Can Developers and Governement Work to Lessen Parkin’s Impact?
Yuppies in bicycle helmets-that’s how developers in Vancouver, B.C. marketed downtown urban living. Constrained by water, Vancouver had nowhere to go but up, and urban density can be a tough sell. Vancouver did it by focusing on building a green and safe sustainable urban infrastructure. Now, in Vancouver’s vibrant central district, people regularly substitute walking for driving, and bicycles can be seen everywhere.
Gordon Price, former Vancouver city councilman and advocate of walkable, bikable communities says, “The automobile cannot be accommodated beyond a certain point. If you design a city where the only practical form of transportation is the automobile-you will have congestion. Eventually you will have to build the type of communities that are not dependent on the car-hopefully sooner rather than later.”
Spokane, like most American cities, is married to the automobile. The City of Spokane is trying to counteract this obsession through tax abatement programs to encourage downtown housing within walking distance of jobs, goods and services. Right now, numerous high-end condominium developments are planned for the downtown area. Most of these units will accommodate 1-1/2 parking stalls per unit. Ron Wendle, Project Architect for Wells & Company, who is working on a number of the proposed condominium developments says, “Few people in Spokane are committed to living a completely pedestrian lifestyle. You must have covered and closed parking directly attached to the property. While directly attached parking in neighborhoods such as Portland’s Pearl District is considered a luxury.”
Moving cars within a city, parking cars and storing cars takes up a lot of room. The environmental cost of cars is also great. Since the 1960s, we are driving more and driving more in the city. Vehicle miles traveled on urban roads has tripled from 570 million to 1.73 billion-increasing smog and toxins that have significant impacts on our health. The mass agglomeration of roads and parking lots also creates impermeable surfaces that prevent the natural filtration of stormwater. Oil, gas, anti-freeze and other automotive fluids are washed into storm drains, polluting our river and water supply.
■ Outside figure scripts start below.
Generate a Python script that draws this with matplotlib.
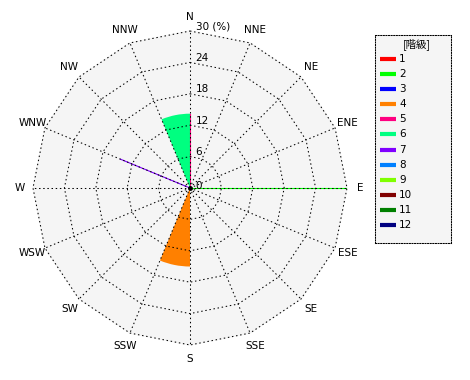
import numpy as np
import matplotlib
matplotlib.use("Agg")
import matplotlib.pyplot as plt

plt.rcParams['font.family'] = ['DejaVu Sans', 'Noto Sans CJK JP']
plt.rcParams['font.size'] = 7.5

directions = ['N', 'NNE', 'NE', 'ENE', 'E', 'ESE', 'SE', 'SSE',
              'S', 'SSW', 'SW', 'WSW', 'W', 'WNW', 'NW', 'NNW']
rings = [6, 12, 18, 24, 30]

class_labels = ['1', '2', '3', '4', '5', '6', '7', '8', '9', '10', '11', '12']
class_colors = ['#ff0000', '#00ff00', '#0000ff', '#ff8000', '#ff0080', '#00ff80',
                '#8000ff', '#0080ff', '#80ff00', '#800000', '#008000', '#000080']

# filled sectors: class, sector start direction, percentage
wedge_class = [6, 4]
wedge_from = ['NNW', 'S']
wedge_pct = [14.2, 15.0]

# zero-width sectors drawn as lines
line_class = [5, 7, 2]
line_dir = ['N', 'WNW', 'E']
line_pct = [14.2, 14.4, 30.0]

step = 2 * np.pi / len(directions)


def dir_angle(name):
    return directions.index(name) * step


fig = plt.figure(figsize=(4.7, 3.8), dpi=100)
ax = fig.add_axes([33 / 470, 35 / 380, 314 / 470, 314 / 380], projection='polar')
ax.set_theta_zero_location('N')
ax.set_theta_direction(-1)
ax.set_ylim(0, 30)
ax.set_axis_off()

poly = np.arange(len(directions) + 1) * step
ax.fill(poly, [30] * len(poly), color='#f5f5f5', zorder=0, clip_on=False)

for cls, start, pct in zip(wedge_class, wedge_from, wedge_pct):
    ax.bar(dir_angle(start), pct, width=step, align='edge',
           color=class_colors[cls - 1], edgecolor='none', zorder=1)

for cls, d, pct in zip(line_class, line_dir, line_pct):
    ax.plot([dir_angle(d)] * 2, [0, pct], color=class_colors[cls - 1],
            lw=0.8, zorder=2)

dots = dict(color='black', lw=0.75, linestyle=(0, (1.4, 2.6)), zorder=3, clip_on=False)
for r in rings:
    ax.plot(poly, [r] * len(poly), **dots)
for d in directions:
    ax.plot([dir_angle(d)] * 2, [0, 30], **dots)

ax.plot(0, 0, 'o', color='black', ms=2.5, zorder=4)

for d in directions:
    ax.text(dir_angle(d), 32.6, d, ha='center', va='center')

for r in rings:
    lab = '30 (%)' if r == 30 else str(r)
    ax.annotate(lab, xy=(0, r), xytext=(4, 1), textcoords='offset points',
                ha='left', va='baseline', zorder=5)
ax.annotate('0', xy=(0, 0), xytext=(6, 1.5), textcoords='offset points',
            ha='center', va='center', zorder=5)

# legend box
lax = fig.add_axes([375 / 470, (380 - 243) / 380, 76 / 470, 208 / 380])
lax.set_xlim(0, 1)
lax.set_ylim(13.19, -0.59)
lax.set_facecolor('#f5f5f5')
lax.set_xticks([])
lax.set_yticks([])
for s in lax.spines.values():
    s.set_linestyle((0, (1, 1.5)))
    s.set_linewidth(0.75)
lax.text(0.55, 0, '[階級]', ha='center', va='center', color='black',
         family=['Noto Sans CJK JP', 'DejaVu Sans'])
for i, (lab, c) in enumerate(zip(class_labels, class_colors)):
    lax.plot([0.066, 0.276], [i + 1, i + 1], color=c, lw=3, solid_capstyle='butt')
    lax.text(0.316, i + 1, lab, ha='left', va='center')

fig.savefig('out.png', dpi=100)
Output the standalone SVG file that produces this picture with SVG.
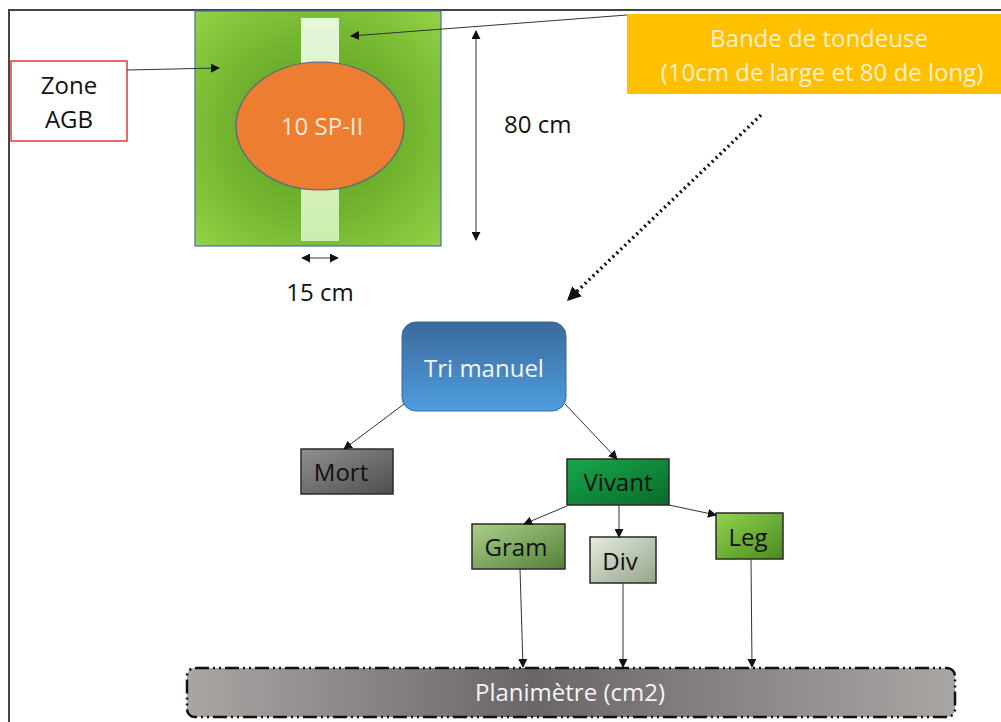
<svg xmlns="http://www.w3.org/2000/svg" width="1001" height="722" viewBox="0 0 1001 722">
<style>
  text { font-family: "Open Sans", "Liberation Sans", sans-serif; }
  .conn { stroke: #333; stroke-width: 1; fill: none; }
  .box { stroke: #2a2a2a; stroke-width: 1.5; }
  .dark { fill: #111; font-size: 24px; text-anchor: middle; }
  .light { fill: #f4f4f4; font-size: 24px; text-anchor: middle; }
</style>
<defs>
  <marker id="ah" viewBox="0 0 10 10" refX="9" refY="5" markerWidth="9" markerHeight="9" markerUnits="userSpaceOnUse" orient="auto-start-reverse">
    <path d="M0,0 L10,5 L0,10 z" fill="#111"/>
  </marker>
  <marker id="ahBig" viewBox="0 0 10 10" refX="9" refY="5" markerWidth="14" markerHeight="14" markerUnits="userSpaceOnUse" orient="auto">
    <path d="M0,0 L10,5 L0,10 z" fill="#111"/>
  </marker>
  <radialGradient id="gGreen" cx="0.5" cy="0.5" r="0.7">
    <stop offset="0" stop-color="#5f9f25"/>
    <stop offset="0.5" stop-color="#70b12e"/>
    <stop offset="1" stop-color="#92d245"/>
  </radialGradient>
  <linearGradient id="gStrip" x1="0" y1="0" x2="0" y2="1">
    <stop offset="0" stop-color="#e6f6da"/>
    <stop offset="1" stop-color="#cdeeb0"/>
  </linearGradient>
  <linearGradient id="gBlue" x1="0" y1="0" x2="0" y2="1">
    <stop offset="0" stop-color="#3a6a9a"/>
    <stop offset="1" stop-color="#4f9de0"/>
  </linearGradient>
  <linearGradient id="gMort" x1="0" y1="0" x2="1" y2="1">
    <stop offset="0" stop-color="#909090"/>
    <stop offset="1" stop-color="#4e4e4e"/>
  </linearGradient>
  <linearGradient id="gViv" x1="0" y1="0" x2="1" y2="1">
    <stop offset="0" stop-color="#16a84a"/>
    <stop offset="1" stop-color="#0b6a2a"/>
  </linearGradient>
  <linearGradient id="gGram" x1="0" y1="0" x2="1" y2="1">
    <stop offset="0" stop-color="#a9d08a"/>
    <stop offset="1" stop-color="#557f38"/>
  </linearGradient>
  <linearGradient id="gDiv" x1="0" y1="0" x2="1" y2="1">
    <stop offset="0" stop-color="#e4ecdc"/>
    <stop offset="1" stop-color="#96a48c"/>
  </linearGradient>
  <linearGradient id="gLeg" x1="0" y1="0" x2="1" y2="1">
    <stop offset="0" stop-color="#92d44c"/>
    <stop offset="1" stop-color="#4a8a20"/>
  </linearGradient>
  <linearGradient id="gPlan" x1="0" y1="0" x2="1" y2="0">
    <stop offset="0" stop-color="#aaa6a4"/>
    <stop offset="0.45" stop-color="#6a6668"/>
    <stop offset="1" stop-color="#aaa6a4"/>
  </linearGradient>
</defs>

<!-- outer frame -->
<path d="M9,722 V10 H1001" fill="none" stroke="#444" stroke-width="2"/>

<!-- plot -->
<g id="plot">
  <rect x="195" y="11" width="246" height="235" fill="url(#gGreen)" stroke="#4a6fa0" stroke-width="1.2"/>
  <rect x="301" y="18" width="38" height="223" fill="url(#gStrip)"/>
  <ellipse cx="320" cy="126" rx="84" ry="64" fill="#ed7d31" stroke="#4a6a8a" stroke-width="1.2"/>
  <text x="322" y="135" class="light" style="fill:#fbe9dc">10 SP-II</text>
</g>

<g id="zone-agb">
  <rect x="11" y="61" width="116" height="80" fill="#fff" stroke="#e8373a" stroke-width="1.5"/>
  <text x="69" y="94" class="dark">Zone</text>
  <text x="69" y="128" class="dark">AGB</text>
</g>

<g id="bande">
  <rect x="627" y="14" width="380" height="80" fill="#ffc000"/>
  <text x="819" y="47" class="light" style="fill:#fdf0cc">Bande de tondeuse</text>
  <text x="822" y="81" class="light" style="fill:#fdf0cc">(10cm de large et 80 de long)</text>
</g>

<g id="dim-80">
  <line x1="476" y1="31" x2="476" y2="240" class="conn" stroke="#111" marker-start="url(#ah)" marker-end="url(#ah)"/>
  <text x="504" y="133" font-size="24" fill="#111">80 cm</text>
</g>

<g id="dim-15">
  <line x1="302" y1="258" x2="338" y2="258" class="conn" stroke="#111" marker-start="url(#ah)" marker-end="url(#ah)"/>
  <text x="320" y="301" class="dark">15 cm</text>
</g>

<g id="tri-manuel">
  <rect x="402" y="322" width="164" height="89" rx="14" fill="url(#gBlue)" stroke="#3a6a9a" stroke-width="1"/>
  <text x="484" y="377" class="light">Tri manuel</text>
</g>

<g id="mort">
  <rect x="301" y="449" width="92" height="45" fill="url(#gMort)" class="box"/>
  <text x="341" y="481" class="dark">Mort</text>
</g>

<g id="vivant">
  <rect x="567" y="459" width="102" height="46" fill="url(#gViv)" class="box"/>
  <text x="618" y="491" class="dark">Vivant</text>
</g>

<g id="gram">
  <rect x="472" y="524" width="93" height="45" fill="url(#gGram)" class="box"/>
  <text x="516" y="556" class="dark">Gram</text>
</g>

<g id="div">
  <rect x="590" y="537" width="66" height="46" fill="url(#gDiv)" class="box"/>
  <text x="620" y="570" class="dark">Div</text>
</g>

<g id="leg">
  <rect x="716" y="513" width="67" height="46" fill="url(#gLeg)" class="box"/>
  <text x="748" y="546" class="dark">Leg</text>
</g>

<g id="planimetre">
  <rect x="187" y="668" width="768" height="49" rx="8" fill="url(#gPlan)" stroke="#111" stroke-width="2.5" stroke-dasharray="14,4,2,4,2,4"/>
  <text x="570" y="701" class="light">Planimètre (cm2)</text>
</g>

<g id="connectors">
  <line x1="127" y1="70" x2="219" y2="68" class="conn" marker-end="url(#ah)"/>
  <line x1="627" y1="15" x2="351" y2="36" class="conn" marker-end="url(#ah)"/>
  <line x1="761" y1="115" x2="568" y2="300" stroke="#111" stroke-width="3.5" stroke-dasharray="2,3.5" fill="none" marker-end="url(#ahBig)"/>
  <line x1="404" y1="404" x2="344" y2="449" class="conn" marker-end="url(#ah)"/>
  <line x1="565" y1="404" x2="617" y2="459" class="conn" marker-end="url(#ah)"/>
  <line x1="567" y1="506" x2="524" y2="524" class="conn" marker-end="url(#ah)"/>
  <line x1="619" y1="505" x2="619" y2="537" class="conn" marker-end="url(#ah)"/>
  <line x1="669" y1="505" x2="716" y2="515" class="conn" marker-end="url(#ah)"/>
  <line x1="520" y1="569" x2="523" y2="667" class="conn" marker-end="url(#ah)"/>
  <line x1="623" y1="583" x2="623" y2="667" class="conn" marker-end="url(#ah)"/>
  <line x1="751" y1="559" x2="752" y2="667" class="conn" marker-end="url(#ah)"/>
</g>
</svg>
Bill Grimes, Principal with Studio Cascade, a local regional and urban planning firm, says, “The amount of space to store a car is approximately 350 square feet, if you are living in a 450 square foot studio-we are dedicating almost as much space for a car as for a person-is this the priority we want in our urban environment?”
So what does a sustainable infrastructure look like? Is there a way to emphasize pedestrians, bicycles and green space over cars and asphalt? In Vancouver, once land values were high enough, developers themselves started thinking creatively.
“We had a large condominium mixed-use development. The developer sold the parking spaces separately for about $20,000 per stall-which is probably close to the actual developer’s cost,” says Price. “If you chose not to buy, you had access to a cooperative fleet of six or seven vehicles-the upside for developers is that they can save on an entire level of parking. This can save them in the millions if the parking is underground.”
Vancouver had the market to support this model with its high density levels and mixture of land uses. Grocery stores typically look for density levels at about 10,000 people living within walking distance before coming into an area. Grimes adds, “When planning urban environments, we look at the ecological footprint of a place-how to make it sustainable. We look at developing the necessary infrastructure so that people don’t need to drive. We need to make walking a good alternative.”
With high land values and parking expenditures minimized, in Vancouver they started to broker deals between the city, citizen groups and the developers. In exchange for air rights, developers in Vancouver agreed to give back to the community through public amenities such as public bike trails, community centers, access to the waterfront, parks, courtyards, green roofs and a lot of trees and shrubs along the sidewalks. The city became green and urban.
“When you give people a broader range of choices-and add to that little to no time spent in traffic-the suburbs cannot compete,” says Price.